声表面波声子晶体中声拓扑态的理论及实验研究

To discover and utilize the topologically ordered states, such as quantum Hall states and quantum spin Hall states, is one of the most intriguing advance in physics over the last decade. Although these novel states were first observed in Fermi electronic systems, it is now expanding extensively to other systems, like bosonic photons and phonons, with a rapid expansion. The essential reason is the backscattering-immune edge states, for transportation of bosonic photons/phonons does not need any potential gradients or spin pumps like fermi electrons. Thereby it offers a reflection-free transportation with unparalleled tolerance towards any “non-magnetic” defects and fabrication imperfections, opening up a new era of large-scale photonic/phononic circuits. . Surface acoustic waves (SAWs), i.e., phonons in semi-infinite solid-state surface, can also benefit from topologically protected transport. Indeed, SAWs have several unique advantages in electro-acoustic information processing, including extremely low transmission losses, much smaller sizes of devices and stronger phonon–phonon interactions in comparison with other systems. However, to realize topologically-protected transport in SAWs, one must overcome some long-standing difficulties associated with symmetry and degeneracy inherent to elastic materials. Hence, though the topological phases in SAW systems have long been predicted, none has been practical realized so far. . In order to solve this key problem, this project will study the realization of topological phase transition in SAW system, especially for easy implementation and easy integration. Finally, we aim to develop a series of static and passive (without any external field) functional materials and prototyping devices where SAWs are immune to all fabrication imperfections and arbitrary corners with extreme low transmission losses.

近年来，拓扑态和拓扑相变问题成为凝聚态物理学前沿焦点。

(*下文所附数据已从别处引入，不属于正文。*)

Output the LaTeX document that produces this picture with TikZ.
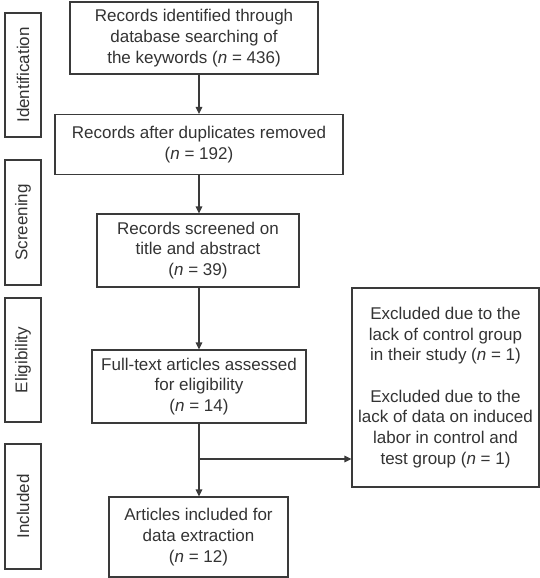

虽然该问题起源于费米电子系统，例如量子霍尔效应家族，却已全面快速被拓展到玻色子（如光/声）系统中。声表面波作为最具集成化器件优势的声学系统，若能在其中实现拓扑态和拓扑相变，将对现有的声表面波器件带来重大的影响和广泛的应用。但由于数个关键问题的存在，声表面波系统的拓扑效应研究十分具有挑战。本项目拟针对声表面波系统拓扑态展开理论与实验研究，发展声表面波声子晶体的拓扑能带理论，设计非平庸的拓扑能带结构，实现基于压电材料的声表面波拓扑绝缘体，并最终拟研制出一系列被动的（无源无外场的）、传输对缺陷及任意转角免疫的、具有极低传输损耗的新型声表面波功能材料与原型器件。

近年来，拓扑态和拓扑相变问题成为凝聚态物理学前沿焦点。虽然该问题起源于费米电子系统，例如量子霍尔效应家族，却已全面快速被拓展到玻色子（如光/声）系统中。声表面波作为最具集成化器件优势的声学系统，若能在其中实现拓扑态和拓扑相变，将对现有的声表面波器件带来重大的影响和广泛的应用。但由于数个关键问题的存在，声表面波系统的拓扑效应研究十分具有挑战。本项目针对声表面波系统拓扑态展开理论与实验研究，经过三年的研究，全面发展了基于Rayleigh波与Lamb波的声表面波声子晶体的拓扑能带理论，设计非平庸的拓扑能带结构，实现了基于压电材料及非压电材料的声表面波拓扑绝缘体，并最终研制出了一系列相较传统器件具有性能优势的、被动的（无源无外场的）、传输对缺陷及任意转角免疫的、具有极低传输损耗的新型声表面波功能材料与原型器件。与此同时，项目负责人在该项目方向指导硕士、博士研究生数人；发表包括Nature Communications、National Science Review及Physical Review Applied在内的各类论文共计12篇。